#### TASK GOAL:
Print exactly the lines below between the line containing "Emit a Python" and the line containing "from bokeh.core.properties import value", counting both of those lines. Leave pictures out.

#### PROVIDED ENTRIES:
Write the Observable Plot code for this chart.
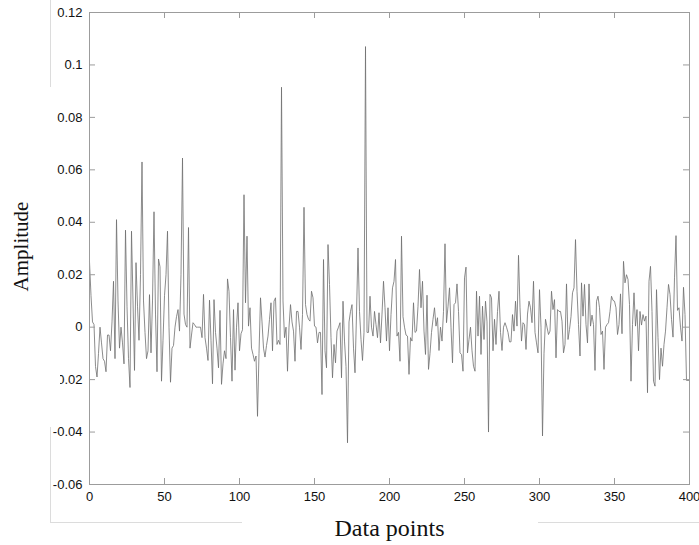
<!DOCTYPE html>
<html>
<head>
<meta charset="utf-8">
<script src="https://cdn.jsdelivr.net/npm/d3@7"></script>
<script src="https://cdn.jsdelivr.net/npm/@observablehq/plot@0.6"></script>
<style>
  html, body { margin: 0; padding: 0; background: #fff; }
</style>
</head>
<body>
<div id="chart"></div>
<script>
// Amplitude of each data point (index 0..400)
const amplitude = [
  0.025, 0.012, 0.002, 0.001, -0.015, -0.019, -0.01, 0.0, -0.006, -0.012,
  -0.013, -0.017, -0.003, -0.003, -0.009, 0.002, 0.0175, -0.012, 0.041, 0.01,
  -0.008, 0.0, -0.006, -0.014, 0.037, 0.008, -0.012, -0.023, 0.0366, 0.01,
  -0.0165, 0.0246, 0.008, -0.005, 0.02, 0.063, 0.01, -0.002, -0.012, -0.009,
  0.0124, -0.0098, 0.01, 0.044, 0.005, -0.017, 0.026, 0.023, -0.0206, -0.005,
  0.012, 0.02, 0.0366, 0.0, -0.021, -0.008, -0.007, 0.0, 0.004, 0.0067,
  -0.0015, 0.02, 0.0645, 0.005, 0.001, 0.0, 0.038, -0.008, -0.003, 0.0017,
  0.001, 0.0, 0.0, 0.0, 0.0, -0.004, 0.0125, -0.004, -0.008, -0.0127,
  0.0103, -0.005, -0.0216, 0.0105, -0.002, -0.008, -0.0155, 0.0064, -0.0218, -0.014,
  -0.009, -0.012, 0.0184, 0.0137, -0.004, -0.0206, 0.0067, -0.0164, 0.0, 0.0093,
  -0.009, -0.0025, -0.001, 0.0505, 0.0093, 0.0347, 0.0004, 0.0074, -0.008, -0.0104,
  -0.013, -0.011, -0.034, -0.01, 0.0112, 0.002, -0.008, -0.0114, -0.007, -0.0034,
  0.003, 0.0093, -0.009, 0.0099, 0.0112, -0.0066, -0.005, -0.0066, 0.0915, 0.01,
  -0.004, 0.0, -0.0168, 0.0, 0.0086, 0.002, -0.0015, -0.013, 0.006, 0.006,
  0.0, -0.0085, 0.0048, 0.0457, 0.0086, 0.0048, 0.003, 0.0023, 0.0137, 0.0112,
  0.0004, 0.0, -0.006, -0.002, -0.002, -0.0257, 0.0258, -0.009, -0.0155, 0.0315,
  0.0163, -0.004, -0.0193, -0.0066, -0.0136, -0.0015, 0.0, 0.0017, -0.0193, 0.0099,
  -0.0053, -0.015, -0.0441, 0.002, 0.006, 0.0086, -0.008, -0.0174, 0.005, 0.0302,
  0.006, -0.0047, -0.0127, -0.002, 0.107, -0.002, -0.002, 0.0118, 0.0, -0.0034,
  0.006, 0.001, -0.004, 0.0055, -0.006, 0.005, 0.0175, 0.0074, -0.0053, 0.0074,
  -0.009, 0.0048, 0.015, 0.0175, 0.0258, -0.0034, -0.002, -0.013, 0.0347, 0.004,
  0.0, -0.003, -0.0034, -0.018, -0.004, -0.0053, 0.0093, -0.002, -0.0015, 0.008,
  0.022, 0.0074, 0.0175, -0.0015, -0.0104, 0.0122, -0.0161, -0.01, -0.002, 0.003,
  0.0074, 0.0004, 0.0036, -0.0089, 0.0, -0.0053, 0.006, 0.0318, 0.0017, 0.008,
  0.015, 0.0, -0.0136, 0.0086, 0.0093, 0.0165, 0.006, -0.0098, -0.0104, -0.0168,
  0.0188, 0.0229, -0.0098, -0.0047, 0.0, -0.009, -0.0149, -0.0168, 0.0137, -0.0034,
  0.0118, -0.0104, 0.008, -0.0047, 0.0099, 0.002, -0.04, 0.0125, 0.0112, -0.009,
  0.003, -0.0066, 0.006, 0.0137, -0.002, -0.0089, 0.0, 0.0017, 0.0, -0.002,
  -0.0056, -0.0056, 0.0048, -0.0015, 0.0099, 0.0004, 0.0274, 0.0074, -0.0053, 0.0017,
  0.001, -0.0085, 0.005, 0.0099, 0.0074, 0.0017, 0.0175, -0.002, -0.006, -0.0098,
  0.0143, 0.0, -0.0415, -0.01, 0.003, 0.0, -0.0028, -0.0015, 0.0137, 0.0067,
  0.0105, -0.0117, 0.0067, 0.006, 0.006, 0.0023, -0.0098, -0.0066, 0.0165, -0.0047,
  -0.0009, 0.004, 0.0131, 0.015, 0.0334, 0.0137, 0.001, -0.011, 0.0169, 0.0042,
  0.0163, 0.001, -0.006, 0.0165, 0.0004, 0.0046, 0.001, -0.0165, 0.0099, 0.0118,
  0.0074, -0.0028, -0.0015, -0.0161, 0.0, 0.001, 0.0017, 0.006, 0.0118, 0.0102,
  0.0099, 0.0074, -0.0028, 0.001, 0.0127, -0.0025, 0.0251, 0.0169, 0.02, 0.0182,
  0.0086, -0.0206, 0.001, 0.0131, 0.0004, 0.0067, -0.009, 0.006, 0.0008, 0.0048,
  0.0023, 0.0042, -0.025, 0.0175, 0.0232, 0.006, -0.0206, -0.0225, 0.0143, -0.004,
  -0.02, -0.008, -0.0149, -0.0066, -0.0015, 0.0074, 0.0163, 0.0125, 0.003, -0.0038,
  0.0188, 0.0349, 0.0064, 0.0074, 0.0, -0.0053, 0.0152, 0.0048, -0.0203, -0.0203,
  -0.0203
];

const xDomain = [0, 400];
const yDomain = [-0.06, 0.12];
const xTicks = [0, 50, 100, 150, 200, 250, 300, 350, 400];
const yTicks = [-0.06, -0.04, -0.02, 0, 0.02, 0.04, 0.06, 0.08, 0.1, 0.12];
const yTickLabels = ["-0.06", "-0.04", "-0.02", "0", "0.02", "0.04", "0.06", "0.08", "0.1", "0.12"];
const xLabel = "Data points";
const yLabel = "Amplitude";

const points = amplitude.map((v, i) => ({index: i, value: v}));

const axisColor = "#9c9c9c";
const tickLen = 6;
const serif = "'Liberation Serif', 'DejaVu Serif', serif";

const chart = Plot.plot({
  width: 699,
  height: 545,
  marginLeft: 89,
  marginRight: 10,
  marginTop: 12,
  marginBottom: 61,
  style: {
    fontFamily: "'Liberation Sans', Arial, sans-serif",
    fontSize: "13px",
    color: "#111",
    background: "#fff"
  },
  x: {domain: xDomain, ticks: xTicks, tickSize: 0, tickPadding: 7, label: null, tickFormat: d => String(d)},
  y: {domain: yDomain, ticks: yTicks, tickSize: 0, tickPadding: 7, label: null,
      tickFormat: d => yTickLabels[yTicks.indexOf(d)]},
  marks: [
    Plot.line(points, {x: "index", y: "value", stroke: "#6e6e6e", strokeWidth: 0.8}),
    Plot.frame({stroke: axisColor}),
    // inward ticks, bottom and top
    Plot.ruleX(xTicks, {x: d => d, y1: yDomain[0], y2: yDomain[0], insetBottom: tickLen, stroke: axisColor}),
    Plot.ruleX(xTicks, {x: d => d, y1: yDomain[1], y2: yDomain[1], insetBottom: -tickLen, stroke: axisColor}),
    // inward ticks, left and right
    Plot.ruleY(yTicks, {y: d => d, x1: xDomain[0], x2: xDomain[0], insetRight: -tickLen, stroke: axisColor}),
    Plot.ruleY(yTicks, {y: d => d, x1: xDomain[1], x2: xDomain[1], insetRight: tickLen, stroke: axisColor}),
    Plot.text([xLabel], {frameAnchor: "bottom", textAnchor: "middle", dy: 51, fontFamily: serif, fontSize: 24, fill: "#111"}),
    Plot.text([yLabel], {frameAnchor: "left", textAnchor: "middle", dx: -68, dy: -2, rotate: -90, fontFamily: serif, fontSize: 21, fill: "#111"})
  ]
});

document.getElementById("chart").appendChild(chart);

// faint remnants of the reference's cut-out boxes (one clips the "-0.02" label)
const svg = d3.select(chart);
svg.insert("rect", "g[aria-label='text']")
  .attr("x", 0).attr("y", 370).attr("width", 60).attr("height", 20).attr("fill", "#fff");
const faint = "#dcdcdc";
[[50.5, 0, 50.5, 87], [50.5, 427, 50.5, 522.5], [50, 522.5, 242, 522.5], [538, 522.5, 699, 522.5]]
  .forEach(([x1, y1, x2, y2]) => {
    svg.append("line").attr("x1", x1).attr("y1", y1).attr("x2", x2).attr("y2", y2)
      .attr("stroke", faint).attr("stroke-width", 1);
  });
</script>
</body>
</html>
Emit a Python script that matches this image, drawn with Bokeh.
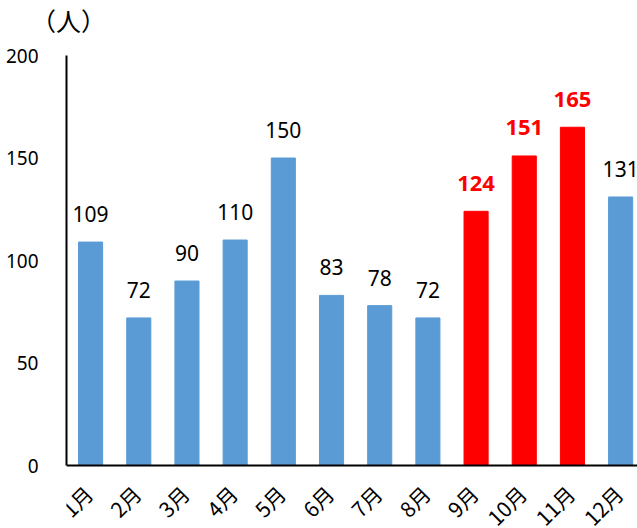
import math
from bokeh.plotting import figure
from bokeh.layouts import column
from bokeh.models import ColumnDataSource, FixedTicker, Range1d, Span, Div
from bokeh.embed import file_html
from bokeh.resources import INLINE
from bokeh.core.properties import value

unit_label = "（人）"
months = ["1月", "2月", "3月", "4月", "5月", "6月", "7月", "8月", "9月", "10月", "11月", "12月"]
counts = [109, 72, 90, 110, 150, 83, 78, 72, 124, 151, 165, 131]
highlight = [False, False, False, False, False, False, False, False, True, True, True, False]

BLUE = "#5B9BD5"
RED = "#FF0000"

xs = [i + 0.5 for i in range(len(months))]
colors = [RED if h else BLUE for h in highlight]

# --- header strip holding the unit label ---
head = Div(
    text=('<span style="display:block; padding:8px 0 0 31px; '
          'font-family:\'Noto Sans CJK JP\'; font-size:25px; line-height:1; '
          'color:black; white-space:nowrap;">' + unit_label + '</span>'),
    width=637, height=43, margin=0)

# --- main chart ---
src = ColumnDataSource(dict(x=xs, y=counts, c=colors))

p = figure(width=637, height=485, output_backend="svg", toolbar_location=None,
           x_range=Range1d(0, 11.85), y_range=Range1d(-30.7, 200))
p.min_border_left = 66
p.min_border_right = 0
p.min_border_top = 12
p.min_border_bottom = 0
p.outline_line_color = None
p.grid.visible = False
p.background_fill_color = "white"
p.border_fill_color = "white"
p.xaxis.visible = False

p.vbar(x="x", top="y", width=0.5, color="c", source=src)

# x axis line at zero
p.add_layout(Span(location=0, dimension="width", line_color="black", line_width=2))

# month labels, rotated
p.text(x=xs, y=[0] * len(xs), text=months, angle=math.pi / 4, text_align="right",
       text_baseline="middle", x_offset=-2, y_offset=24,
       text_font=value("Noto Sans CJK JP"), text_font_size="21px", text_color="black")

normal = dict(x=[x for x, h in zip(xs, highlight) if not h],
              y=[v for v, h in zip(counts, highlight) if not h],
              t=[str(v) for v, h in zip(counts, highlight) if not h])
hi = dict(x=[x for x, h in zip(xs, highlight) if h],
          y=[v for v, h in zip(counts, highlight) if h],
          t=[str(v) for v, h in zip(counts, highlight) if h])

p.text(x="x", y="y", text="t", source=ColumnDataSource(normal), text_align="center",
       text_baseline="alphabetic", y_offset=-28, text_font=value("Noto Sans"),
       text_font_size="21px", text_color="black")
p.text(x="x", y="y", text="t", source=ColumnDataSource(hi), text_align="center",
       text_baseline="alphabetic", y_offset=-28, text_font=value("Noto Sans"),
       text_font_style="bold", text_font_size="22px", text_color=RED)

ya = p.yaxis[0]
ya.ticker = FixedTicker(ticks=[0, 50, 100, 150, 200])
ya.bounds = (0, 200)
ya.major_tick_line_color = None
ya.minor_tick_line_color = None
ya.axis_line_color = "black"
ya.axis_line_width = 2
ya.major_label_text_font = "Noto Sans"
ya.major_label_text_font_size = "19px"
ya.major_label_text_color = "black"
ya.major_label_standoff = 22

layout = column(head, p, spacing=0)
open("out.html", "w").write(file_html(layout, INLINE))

#### PROBLEM SOLUTION:
Emit a Python script that matches this image, drawn with Bokeh.
import math
from bokeh.plotting import figure
from bokeh.layouts import column
from bokeh.models import ColumnDataSource, FixedTicker, Range1d, Span, Div
from bokeh.embed import file_html
from bokeh.resources import INLINE
from bokeh.core.properties import value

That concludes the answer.